WRITTEN EXERCISE >> Copy all lines of the listing that include the string "this".

[Plotting code records]
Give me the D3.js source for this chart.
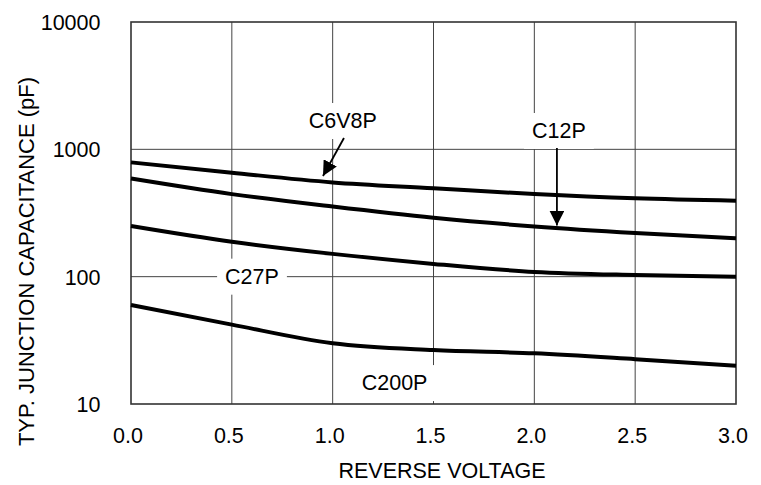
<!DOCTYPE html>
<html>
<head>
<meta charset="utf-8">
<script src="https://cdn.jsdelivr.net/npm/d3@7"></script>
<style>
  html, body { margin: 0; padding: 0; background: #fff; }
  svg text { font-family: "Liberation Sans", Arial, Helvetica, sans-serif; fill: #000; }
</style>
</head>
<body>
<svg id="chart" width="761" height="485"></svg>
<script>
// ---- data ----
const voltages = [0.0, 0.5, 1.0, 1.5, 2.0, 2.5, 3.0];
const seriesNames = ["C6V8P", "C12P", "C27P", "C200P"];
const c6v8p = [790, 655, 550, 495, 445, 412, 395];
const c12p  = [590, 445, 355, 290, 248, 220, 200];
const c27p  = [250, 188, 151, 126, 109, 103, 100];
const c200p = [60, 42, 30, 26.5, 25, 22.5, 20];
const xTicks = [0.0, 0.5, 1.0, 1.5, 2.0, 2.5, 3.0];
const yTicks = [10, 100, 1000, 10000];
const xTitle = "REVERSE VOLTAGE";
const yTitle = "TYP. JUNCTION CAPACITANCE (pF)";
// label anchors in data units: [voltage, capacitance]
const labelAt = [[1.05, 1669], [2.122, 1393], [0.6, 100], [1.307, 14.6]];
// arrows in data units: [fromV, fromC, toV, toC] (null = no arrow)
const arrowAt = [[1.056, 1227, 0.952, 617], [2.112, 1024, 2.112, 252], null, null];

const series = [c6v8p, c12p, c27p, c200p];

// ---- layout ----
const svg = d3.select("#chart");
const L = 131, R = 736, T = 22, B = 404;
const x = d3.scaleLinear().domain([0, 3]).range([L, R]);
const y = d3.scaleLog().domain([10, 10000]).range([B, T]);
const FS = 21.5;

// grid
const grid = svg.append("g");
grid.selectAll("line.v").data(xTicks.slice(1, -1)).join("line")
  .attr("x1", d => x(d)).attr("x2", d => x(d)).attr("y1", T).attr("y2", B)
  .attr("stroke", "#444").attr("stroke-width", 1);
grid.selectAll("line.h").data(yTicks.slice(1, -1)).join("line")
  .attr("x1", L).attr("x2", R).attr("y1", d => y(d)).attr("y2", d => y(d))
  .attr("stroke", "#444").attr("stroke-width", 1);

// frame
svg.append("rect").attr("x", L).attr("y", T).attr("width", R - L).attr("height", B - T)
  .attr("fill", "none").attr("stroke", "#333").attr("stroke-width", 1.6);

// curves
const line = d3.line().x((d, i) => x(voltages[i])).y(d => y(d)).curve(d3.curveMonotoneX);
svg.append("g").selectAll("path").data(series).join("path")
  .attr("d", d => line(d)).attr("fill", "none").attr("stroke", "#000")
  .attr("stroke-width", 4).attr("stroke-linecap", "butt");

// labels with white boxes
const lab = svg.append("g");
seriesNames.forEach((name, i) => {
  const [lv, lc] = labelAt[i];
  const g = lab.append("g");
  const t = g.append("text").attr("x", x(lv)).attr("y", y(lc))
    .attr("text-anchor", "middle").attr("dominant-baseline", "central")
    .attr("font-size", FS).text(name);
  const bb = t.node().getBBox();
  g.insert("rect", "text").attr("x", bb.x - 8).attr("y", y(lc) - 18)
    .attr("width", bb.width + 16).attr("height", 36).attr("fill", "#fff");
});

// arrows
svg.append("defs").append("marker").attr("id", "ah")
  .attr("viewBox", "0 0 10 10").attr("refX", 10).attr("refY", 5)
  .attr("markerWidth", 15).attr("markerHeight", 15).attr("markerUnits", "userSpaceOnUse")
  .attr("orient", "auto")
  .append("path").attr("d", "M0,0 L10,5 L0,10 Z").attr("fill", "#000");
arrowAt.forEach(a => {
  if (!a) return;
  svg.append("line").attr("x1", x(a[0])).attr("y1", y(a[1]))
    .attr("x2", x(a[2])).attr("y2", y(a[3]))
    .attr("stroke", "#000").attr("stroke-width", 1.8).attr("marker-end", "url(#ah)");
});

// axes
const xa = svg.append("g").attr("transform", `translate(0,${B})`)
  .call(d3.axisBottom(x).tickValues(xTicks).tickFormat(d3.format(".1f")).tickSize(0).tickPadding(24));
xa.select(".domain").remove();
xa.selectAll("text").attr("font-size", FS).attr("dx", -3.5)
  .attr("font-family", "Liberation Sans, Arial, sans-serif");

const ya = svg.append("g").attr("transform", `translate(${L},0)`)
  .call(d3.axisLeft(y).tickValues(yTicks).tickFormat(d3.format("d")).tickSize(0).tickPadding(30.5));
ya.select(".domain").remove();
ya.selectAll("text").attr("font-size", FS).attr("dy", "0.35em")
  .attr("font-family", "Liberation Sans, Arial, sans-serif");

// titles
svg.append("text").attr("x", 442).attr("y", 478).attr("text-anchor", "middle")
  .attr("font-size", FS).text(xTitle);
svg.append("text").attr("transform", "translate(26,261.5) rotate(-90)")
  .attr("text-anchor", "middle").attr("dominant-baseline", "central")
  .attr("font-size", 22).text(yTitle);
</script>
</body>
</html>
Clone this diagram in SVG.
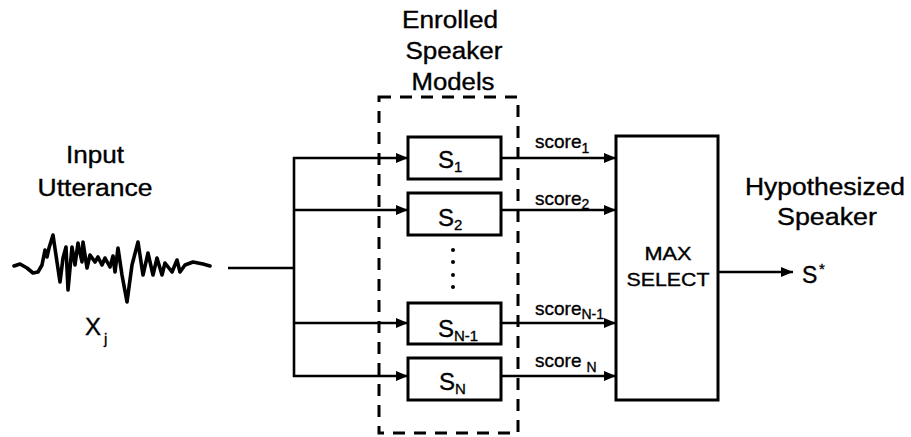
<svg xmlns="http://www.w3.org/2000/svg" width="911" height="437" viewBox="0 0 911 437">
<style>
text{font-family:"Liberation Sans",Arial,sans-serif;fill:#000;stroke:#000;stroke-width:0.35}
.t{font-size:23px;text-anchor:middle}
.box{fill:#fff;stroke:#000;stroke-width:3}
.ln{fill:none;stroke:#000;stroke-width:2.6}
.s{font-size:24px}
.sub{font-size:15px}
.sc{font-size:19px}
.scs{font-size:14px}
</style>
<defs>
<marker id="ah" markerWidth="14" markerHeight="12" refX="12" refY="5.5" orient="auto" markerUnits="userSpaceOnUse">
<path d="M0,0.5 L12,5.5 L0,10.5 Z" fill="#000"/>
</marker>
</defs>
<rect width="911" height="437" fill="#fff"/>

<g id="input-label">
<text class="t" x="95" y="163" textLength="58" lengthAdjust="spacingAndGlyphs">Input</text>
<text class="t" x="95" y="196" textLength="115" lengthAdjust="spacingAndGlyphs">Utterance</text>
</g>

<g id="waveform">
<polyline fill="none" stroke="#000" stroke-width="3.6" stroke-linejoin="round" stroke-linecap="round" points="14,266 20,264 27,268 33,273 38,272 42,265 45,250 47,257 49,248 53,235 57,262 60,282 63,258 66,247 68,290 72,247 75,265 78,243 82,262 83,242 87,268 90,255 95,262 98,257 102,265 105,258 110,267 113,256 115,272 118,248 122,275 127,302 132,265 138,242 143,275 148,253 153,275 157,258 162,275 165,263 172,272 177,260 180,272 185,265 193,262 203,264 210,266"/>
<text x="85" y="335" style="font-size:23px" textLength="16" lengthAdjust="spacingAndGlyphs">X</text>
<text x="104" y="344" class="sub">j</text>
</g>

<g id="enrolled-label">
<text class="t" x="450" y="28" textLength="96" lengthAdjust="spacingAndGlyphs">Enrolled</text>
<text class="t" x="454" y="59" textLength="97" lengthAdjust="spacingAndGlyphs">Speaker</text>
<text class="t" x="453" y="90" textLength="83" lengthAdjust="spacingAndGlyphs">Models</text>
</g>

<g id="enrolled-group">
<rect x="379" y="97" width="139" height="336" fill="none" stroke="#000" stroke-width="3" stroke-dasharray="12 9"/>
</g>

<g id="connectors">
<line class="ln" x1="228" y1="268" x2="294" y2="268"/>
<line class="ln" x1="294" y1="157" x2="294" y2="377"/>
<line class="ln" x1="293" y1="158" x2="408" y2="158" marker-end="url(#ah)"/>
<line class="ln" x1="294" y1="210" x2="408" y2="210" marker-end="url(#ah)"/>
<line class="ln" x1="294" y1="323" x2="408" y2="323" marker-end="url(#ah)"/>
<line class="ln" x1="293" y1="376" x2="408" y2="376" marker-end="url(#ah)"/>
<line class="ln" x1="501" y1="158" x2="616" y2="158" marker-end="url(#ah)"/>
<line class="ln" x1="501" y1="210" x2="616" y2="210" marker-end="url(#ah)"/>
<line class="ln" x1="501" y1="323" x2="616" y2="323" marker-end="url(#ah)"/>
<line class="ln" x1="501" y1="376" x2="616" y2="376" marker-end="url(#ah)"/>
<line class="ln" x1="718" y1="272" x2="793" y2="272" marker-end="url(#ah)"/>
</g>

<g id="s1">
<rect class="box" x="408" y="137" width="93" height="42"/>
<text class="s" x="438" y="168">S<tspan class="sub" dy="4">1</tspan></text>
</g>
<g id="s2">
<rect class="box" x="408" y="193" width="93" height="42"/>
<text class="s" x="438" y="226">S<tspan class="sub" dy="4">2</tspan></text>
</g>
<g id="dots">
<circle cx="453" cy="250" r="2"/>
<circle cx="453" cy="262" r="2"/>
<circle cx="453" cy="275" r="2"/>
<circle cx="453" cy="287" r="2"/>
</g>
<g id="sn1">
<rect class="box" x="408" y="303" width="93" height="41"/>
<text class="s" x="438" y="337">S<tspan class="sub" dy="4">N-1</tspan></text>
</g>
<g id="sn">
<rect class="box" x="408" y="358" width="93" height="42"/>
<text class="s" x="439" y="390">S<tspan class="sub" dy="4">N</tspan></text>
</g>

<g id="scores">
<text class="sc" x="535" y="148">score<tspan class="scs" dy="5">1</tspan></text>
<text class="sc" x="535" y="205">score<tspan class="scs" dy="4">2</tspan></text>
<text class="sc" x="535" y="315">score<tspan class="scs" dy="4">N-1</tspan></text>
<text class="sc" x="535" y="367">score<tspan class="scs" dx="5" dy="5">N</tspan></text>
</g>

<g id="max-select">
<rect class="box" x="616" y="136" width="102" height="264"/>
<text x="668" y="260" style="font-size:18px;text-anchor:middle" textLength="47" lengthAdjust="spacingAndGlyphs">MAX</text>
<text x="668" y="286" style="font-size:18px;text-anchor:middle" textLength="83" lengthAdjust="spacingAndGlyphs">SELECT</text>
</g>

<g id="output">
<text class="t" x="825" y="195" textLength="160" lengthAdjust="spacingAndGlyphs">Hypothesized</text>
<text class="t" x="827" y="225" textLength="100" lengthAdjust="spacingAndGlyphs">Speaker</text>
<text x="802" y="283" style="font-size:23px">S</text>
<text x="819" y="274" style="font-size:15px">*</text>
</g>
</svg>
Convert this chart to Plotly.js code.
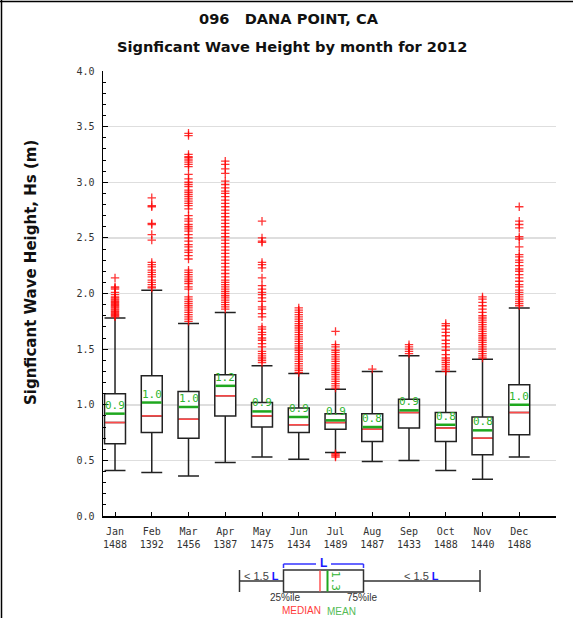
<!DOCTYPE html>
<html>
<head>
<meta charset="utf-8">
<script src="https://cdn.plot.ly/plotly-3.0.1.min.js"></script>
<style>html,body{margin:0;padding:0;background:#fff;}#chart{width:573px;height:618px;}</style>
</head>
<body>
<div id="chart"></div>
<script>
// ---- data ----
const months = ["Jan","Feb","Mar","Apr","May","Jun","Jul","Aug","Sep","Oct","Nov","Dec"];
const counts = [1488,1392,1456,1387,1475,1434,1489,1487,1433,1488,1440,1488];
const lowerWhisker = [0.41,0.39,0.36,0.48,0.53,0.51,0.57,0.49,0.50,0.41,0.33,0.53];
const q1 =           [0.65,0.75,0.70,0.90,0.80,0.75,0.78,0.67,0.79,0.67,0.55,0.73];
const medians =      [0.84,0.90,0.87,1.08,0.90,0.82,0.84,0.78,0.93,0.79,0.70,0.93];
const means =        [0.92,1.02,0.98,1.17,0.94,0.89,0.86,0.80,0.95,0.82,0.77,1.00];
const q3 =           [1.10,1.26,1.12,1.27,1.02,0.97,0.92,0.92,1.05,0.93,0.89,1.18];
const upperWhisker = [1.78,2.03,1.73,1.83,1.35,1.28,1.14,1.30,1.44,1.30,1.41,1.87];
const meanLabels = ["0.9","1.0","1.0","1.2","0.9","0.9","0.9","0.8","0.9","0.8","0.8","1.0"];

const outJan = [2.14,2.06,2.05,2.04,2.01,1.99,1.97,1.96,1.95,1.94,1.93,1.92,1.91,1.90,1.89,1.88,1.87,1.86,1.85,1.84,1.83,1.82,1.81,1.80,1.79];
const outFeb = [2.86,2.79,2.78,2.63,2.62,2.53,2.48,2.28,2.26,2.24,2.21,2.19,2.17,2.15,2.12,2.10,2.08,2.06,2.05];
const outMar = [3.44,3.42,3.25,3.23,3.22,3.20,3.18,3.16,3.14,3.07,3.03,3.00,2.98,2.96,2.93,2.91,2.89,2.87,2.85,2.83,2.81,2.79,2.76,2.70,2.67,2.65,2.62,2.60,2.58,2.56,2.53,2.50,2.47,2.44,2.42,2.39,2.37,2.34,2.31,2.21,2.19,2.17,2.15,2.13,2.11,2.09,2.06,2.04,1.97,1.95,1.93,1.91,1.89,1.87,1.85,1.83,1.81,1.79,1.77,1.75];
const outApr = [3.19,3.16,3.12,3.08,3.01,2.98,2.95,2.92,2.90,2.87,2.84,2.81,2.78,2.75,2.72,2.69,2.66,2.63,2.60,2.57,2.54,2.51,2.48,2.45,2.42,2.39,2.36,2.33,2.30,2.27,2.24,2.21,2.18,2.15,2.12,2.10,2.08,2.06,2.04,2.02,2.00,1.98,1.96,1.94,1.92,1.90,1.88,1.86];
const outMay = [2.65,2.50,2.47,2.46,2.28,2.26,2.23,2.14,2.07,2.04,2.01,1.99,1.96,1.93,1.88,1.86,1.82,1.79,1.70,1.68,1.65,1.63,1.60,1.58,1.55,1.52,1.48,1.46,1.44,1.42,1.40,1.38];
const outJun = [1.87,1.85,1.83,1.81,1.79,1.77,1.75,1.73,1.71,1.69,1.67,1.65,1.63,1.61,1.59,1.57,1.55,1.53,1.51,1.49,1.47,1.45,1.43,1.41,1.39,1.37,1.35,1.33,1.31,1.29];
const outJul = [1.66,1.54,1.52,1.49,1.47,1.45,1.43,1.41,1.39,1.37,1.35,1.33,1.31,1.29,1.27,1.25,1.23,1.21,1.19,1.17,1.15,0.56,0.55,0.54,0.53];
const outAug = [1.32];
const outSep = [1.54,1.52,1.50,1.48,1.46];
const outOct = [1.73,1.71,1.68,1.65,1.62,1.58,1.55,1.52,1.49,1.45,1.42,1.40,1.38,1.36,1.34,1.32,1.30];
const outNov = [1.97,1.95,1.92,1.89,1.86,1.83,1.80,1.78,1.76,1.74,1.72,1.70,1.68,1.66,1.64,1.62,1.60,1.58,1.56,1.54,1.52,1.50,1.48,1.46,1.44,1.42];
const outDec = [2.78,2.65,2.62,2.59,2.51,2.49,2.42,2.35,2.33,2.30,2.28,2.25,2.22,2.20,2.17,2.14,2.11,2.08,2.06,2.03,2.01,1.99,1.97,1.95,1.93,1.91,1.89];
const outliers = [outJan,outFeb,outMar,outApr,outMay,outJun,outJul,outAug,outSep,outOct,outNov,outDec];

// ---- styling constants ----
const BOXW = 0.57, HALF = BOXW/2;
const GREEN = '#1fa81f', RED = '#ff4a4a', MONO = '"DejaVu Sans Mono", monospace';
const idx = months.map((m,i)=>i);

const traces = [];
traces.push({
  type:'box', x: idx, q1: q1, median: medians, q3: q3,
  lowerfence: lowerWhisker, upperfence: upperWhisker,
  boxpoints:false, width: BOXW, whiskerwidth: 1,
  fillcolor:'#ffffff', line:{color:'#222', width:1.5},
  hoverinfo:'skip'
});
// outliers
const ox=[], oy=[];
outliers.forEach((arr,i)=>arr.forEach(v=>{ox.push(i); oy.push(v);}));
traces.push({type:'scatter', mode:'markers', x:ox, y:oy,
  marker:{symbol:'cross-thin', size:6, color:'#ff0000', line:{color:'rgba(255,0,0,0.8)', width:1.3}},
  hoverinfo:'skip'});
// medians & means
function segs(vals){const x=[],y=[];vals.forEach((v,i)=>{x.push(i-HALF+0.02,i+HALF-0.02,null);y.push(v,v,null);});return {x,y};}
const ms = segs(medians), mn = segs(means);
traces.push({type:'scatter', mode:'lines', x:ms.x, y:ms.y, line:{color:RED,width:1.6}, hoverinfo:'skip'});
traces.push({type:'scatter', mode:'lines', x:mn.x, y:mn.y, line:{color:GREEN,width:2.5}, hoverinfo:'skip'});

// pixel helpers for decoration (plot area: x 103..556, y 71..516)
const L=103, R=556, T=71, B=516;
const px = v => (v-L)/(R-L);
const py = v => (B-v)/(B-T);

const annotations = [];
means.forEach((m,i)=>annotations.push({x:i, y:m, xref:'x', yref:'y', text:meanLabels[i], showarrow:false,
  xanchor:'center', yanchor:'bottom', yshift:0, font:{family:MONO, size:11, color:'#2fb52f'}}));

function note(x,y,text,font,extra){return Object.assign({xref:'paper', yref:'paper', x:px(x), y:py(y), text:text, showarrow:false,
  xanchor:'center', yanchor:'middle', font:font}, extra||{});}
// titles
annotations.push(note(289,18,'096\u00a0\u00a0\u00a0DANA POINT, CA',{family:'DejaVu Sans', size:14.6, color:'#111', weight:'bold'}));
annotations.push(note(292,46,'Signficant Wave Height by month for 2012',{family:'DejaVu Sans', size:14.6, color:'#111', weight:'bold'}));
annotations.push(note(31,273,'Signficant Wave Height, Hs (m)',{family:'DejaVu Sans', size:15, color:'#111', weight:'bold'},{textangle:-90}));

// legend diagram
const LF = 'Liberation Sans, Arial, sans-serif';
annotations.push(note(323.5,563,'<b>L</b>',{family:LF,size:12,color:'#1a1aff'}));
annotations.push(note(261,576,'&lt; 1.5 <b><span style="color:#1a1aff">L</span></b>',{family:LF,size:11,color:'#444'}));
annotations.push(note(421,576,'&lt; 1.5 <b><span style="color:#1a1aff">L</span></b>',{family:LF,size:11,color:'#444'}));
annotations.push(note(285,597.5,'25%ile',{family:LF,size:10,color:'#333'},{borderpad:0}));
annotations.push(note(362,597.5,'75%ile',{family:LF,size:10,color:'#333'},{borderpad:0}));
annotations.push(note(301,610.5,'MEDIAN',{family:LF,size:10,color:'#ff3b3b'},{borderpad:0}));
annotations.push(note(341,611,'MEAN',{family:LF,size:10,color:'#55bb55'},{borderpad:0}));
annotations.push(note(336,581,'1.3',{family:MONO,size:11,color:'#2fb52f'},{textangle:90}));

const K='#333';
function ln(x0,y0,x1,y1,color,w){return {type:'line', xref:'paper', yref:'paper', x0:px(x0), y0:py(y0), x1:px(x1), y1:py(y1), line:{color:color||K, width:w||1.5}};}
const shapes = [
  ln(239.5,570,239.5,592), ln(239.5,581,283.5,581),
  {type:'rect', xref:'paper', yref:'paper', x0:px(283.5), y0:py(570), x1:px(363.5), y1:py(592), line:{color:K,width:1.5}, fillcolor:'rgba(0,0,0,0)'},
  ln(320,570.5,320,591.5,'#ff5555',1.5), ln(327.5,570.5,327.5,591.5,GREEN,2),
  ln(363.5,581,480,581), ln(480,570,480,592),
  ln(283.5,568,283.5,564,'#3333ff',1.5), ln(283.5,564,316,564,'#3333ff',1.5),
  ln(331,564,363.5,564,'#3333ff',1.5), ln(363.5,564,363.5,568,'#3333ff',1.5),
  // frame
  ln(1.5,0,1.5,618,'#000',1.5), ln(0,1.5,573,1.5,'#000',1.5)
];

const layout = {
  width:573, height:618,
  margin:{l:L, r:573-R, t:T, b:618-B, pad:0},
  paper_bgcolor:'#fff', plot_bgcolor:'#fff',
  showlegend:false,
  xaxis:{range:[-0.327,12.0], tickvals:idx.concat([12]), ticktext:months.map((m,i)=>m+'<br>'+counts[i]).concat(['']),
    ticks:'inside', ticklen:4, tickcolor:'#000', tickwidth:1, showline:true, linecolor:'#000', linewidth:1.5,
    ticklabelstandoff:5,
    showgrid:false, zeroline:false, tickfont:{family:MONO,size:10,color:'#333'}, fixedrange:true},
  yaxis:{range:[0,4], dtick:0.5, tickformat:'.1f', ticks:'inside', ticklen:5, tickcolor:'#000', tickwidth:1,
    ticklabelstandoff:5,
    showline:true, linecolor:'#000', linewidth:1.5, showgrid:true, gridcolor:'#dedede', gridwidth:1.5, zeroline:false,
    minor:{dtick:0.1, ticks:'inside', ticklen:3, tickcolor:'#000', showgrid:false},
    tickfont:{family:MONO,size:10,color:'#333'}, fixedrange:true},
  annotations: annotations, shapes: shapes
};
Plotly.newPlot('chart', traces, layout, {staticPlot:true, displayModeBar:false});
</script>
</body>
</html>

RESULT >>
Give me the D3.js source for this chart.
Clone this diagram in SVG.
Convert this chart to Plotly.js code.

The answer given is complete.